• [Problem description]: Return each line of the data below exactly, omitting any pictures.

◇ ◇ ◇

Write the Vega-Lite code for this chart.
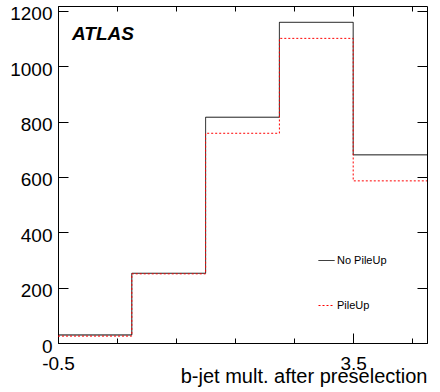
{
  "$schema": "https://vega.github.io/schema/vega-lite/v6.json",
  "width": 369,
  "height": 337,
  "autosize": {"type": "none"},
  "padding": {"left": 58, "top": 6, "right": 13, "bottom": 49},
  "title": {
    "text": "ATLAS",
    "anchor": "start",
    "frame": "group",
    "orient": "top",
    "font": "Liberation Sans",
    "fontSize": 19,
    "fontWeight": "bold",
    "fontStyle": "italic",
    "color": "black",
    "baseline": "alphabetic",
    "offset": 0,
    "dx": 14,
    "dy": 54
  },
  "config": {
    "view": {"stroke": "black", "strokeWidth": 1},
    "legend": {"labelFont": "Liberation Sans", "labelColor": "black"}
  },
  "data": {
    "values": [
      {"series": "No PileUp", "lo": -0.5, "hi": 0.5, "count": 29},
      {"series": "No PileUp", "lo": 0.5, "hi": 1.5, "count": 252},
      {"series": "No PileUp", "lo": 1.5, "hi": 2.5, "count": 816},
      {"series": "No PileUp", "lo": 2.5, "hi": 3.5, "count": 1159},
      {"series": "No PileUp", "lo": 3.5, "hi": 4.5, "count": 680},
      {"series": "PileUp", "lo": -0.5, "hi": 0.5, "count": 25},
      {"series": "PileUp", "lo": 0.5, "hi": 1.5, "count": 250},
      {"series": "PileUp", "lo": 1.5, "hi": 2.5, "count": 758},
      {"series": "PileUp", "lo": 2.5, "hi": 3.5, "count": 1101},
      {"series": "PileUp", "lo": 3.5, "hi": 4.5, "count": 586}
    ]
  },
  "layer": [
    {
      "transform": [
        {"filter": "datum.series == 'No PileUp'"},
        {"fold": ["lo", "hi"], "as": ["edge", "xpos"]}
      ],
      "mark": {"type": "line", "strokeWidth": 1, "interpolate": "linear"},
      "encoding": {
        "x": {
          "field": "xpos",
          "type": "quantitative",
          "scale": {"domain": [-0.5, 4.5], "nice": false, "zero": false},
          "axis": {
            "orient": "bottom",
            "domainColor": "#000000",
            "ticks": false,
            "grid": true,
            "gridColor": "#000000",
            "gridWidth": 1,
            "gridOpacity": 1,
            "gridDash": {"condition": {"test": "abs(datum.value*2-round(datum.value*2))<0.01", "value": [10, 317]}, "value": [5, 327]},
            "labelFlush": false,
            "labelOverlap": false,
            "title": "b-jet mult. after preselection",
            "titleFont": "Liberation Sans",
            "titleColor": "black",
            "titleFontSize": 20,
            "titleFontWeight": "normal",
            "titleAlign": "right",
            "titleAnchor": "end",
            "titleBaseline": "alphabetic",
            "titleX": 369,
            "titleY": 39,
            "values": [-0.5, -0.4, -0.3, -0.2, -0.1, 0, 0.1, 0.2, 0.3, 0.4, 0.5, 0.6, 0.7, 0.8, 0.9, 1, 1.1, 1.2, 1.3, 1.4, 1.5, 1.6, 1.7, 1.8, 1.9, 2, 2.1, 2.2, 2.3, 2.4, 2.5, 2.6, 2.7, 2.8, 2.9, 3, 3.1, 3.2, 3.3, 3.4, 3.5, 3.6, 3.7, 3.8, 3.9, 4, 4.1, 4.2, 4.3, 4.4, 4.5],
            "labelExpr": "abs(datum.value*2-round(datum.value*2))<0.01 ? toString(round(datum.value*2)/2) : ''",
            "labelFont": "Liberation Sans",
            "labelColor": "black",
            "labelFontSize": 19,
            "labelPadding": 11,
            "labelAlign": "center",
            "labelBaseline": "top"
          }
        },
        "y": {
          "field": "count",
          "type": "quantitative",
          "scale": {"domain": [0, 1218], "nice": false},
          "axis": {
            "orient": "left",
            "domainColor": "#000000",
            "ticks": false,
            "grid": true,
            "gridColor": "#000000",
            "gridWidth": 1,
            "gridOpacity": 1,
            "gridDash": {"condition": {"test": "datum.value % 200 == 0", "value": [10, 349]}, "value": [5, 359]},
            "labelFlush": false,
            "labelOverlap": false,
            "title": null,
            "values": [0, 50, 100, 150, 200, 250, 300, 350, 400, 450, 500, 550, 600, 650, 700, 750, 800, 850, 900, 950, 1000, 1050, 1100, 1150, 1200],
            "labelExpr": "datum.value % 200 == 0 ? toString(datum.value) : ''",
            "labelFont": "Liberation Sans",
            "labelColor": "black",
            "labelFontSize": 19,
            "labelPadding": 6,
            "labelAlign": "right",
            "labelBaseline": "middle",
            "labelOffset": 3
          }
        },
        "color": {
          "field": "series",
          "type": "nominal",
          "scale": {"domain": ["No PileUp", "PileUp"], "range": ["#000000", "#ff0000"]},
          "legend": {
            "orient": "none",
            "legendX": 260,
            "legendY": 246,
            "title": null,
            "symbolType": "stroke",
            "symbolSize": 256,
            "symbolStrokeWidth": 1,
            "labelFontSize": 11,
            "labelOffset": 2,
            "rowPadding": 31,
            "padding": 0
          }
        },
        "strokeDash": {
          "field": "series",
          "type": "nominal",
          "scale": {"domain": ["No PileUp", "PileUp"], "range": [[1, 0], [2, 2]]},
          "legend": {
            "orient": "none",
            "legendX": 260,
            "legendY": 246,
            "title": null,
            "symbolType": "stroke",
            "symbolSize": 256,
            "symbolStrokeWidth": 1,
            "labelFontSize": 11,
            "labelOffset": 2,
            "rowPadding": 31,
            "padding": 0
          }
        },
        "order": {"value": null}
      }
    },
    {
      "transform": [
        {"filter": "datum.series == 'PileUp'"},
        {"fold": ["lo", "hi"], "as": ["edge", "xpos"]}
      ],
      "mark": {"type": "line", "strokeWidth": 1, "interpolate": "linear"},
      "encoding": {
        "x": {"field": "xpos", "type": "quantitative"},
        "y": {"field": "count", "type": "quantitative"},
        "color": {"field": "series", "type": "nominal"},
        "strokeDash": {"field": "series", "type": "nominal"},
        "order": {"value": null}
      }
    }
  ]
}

◇ ◇ ◇

• [Exercise solution]:
Write the Vega-Lite code for this chart.
{
  "$schema": "https://vega.github.io/schema/vega-lite/v6.json",
  "width": 369,
  "height": 337,
  "autosize": {"type": "none"},
  "padding": {"left": 58, "top": 6, "right": 13, "bottom": 49},
  "title": {
    "text": "ATLAS",
    "anchor": "start",
    "frame": "group",
    "orient": "top",
    "font": "Liberation Sans",
    "fontSize": 19,
    "fontWeight": "bold",
    "fontStyle": "italic",
    "color": "black",
    "baseline": "alphabetic",
    "offset": 0,
    "dx": 14,
    "dy": 54
  },
  "config": {
    "view": {"stroke": "black", "strokeWidth": 1},
    "legend": {"labelFont": "Liberation Sans", "labelColor": "black"}
  },
  "data": {
    "values": [
      {"series": "No PileUp", "lo": -0.5, "hi": 0.5, "count": 29},
      {"series": "No PileUp", "lo": 0.5, "hi": 1.5, "count": 252},
      {"series": "No PileUp", "lo": 1.5, "hi": 2.5, "count": 816},
      {"series": "No PileUp", "lo": 2.5, "hi": 3.5, "count": 1159},
      {"series": "No PileUp", "lo": 3.5, "hi": 4.5, "count": 680},
      {"series": "PileUp", "lo": -0.5, "hi": 0.5, "count": 25},
      {"series": "PileUp", "lo": 0.5, "hi": 1.5, "count": 250},
      {"series": "PileUp", "lo": 1.5, "hi": 2.5, "count": 758},
      {"series": "PileUp", "lo": 2.5, "hi": 3.5, "count": 1101},
      {"series": "PileUp", "lo": 3.5, "hi": 4.5, "count": 586}
    ]
  },
  "layer": [
    {
      "transform": [
        {"filter": "datum.series == 'No PileUp'"},
        {"fold": ["lo", "hi"], "as": ["edge", "xpos"]}
      ],
      "mark": {"type": "line", "strokeWidth": 1, "interpolate": "linear"},
      "encoding": {
        "x": {
          "field": "xpos",
          "type": "quantitative",
          "scale": {"domain": [-0.5, 4.5], "nice": false, "zero": false},
          "axis": {
            "orient": "bottom",
            "domainColor": "#000000",
            "ticks": false,
            "grid": true,
            "gridColor": "#000000",
            "gridWidth": 1,
            "gridOpacity": 1,
            "gridDash": {"condition": {"test": "abs(datum.value*2-round(datum.value*2))<0.01", "value": [10, 317]}, "value": [5, 327]},
            "labelFlush": false,
            "labelOverlap": false,
            "title": "b-jet mult. after preselection",
            "titleFont": "Liberation Sans",
            "titleColor": "black",
            "titleFontSize": 20,
            "titleFontWeight": "normal",
            "titleAlign": "right",
            "titleAnchor": "end",
            "titleBaseline": "alphabetic",
            "titleX": 369,
            "titleY": 39,
            "values": [-0.5, -0.4, -0.3, -0.2, -0.1, 0, 0.1, 0.2, 0.3, 0.4, 0.5, 0.6, 0.7, 0.8, 0.9, 1, 1.1, 1.2, 1.3, 1.4, 1.5, 1.6, 1.7, 1.8, 1.9, 2, 2.1, 2.2, 2.3, 2.4, 2.5, 2.6, 2.7, 2.8, 2.9, 3, 3.1, 3.2, 3.3, 3.4, 3.5, 3.6, 3.7, 3.8, 3.9, 4, 4.1, 4.2, 4.3, 4.4, 4.5],
            "labelExpr": "abs(datum.value*2-round(datum.value*2))<0.01 ? toString(round(datum.value*2)/2) : ''",
            "labelFont": "Liberation Sans",
            "labelColor": "black",
            "labelFontSize": 19,
            "labelPadding": 11,
            "labelAlign": "center",
            "labelBaseline": "top"
          }
        },
        "y": {
          "field": "count",
          "type": "quantitative",
          "scale": {"domain": [0, 1218], "nice": false},
          "axis": {
            "orient": "left",
            "domainColor": "#000000",
            "ticks": false,
            "grid": true,
            "gridColor": "#000000",
            "gridWidth": 1,
            "gridOpacity": 1,
            "gridDash": {"condition": {"test": "datum.value % 200 == 0", "value": [10, 349]}, "value": [5, 359]},
            "labelFlush": false,
            "labelOverlap": false,
            "title": null,
            "values": [0, 50, 100, 150, 200, 250, 300, 350, 400, 450, 500, 550, 600, 650, 700, 750, 800, 850, 900, 950, 1000, 1050, 1100, 1150, 1200],
            "labelExpr": "datum.value % 200 == 0 ? toString(datum.value) : ''",
            "labelFont": "Liberation Sans",
            "labelColor": "black",
            "labelFontSize": 19,
            "labelPadding": 6,
            "labelAlign": "right",
            "labelBaseline": "middle",
            "labelOffset": 3
          }
        },
        "color": {
          "field": "series",
          "type": "nominal",
          "scale": {"domain": ["No PileUp", "PileUp"], "range": ["#000000", "#ff0000"]},
          "legend": {
            "orient": "none",
            "legendX": 260,
            "legendY": 246,
            "title": null,
            "symbolType": "stroke",
            "symbolSize": 256,
            "symbolStrokeWidth": 1,
            "labelFontSize": 11,
            "labelOffset": 2,
            "rowPadding": 31,
            "padding": 0
          }
        },
        "strokeDash": {
          "field": "series",
          "type": "nominal",
          "scale": {"domain": ["No PileUp", "PileUp"], "range": [[1, 0], [2, 2]]},
          "legend": {
            "orient": "none",
            "legendX": 260,
            "legendY": 246,
            "title": null,
            "symbolType": "stroke",
            "symbolSize": 256,
            "symbolStrokeWidth": 1,
            "labelFontSize": 11,
            "labelOffset": 2,
            "rowPadding": 31,
            "padding": 0
          }
        },
        "order": {"value": null}
      }
    },
    {
      "transform": [
        {"filter": "datum.series == 'PileUp'"},
        {"fold": ["lo", "hi"], "as": ["edge", "xpos"]}
      ],
      "mark": {"type": "line", "strokeWidth": 1, "interpolate": "linear"},
      "encoding": {
        "x": {"field": "xpos", "type": "quantitative"},
        "y": {"field": "count", "type": "quantitative"},
        "color": {"field": "series", "type": "nominal"},
        "strokeDash": {"field": "series", "type": "nominal"},
        "order": {"value": null}
      }
    }
  ]
}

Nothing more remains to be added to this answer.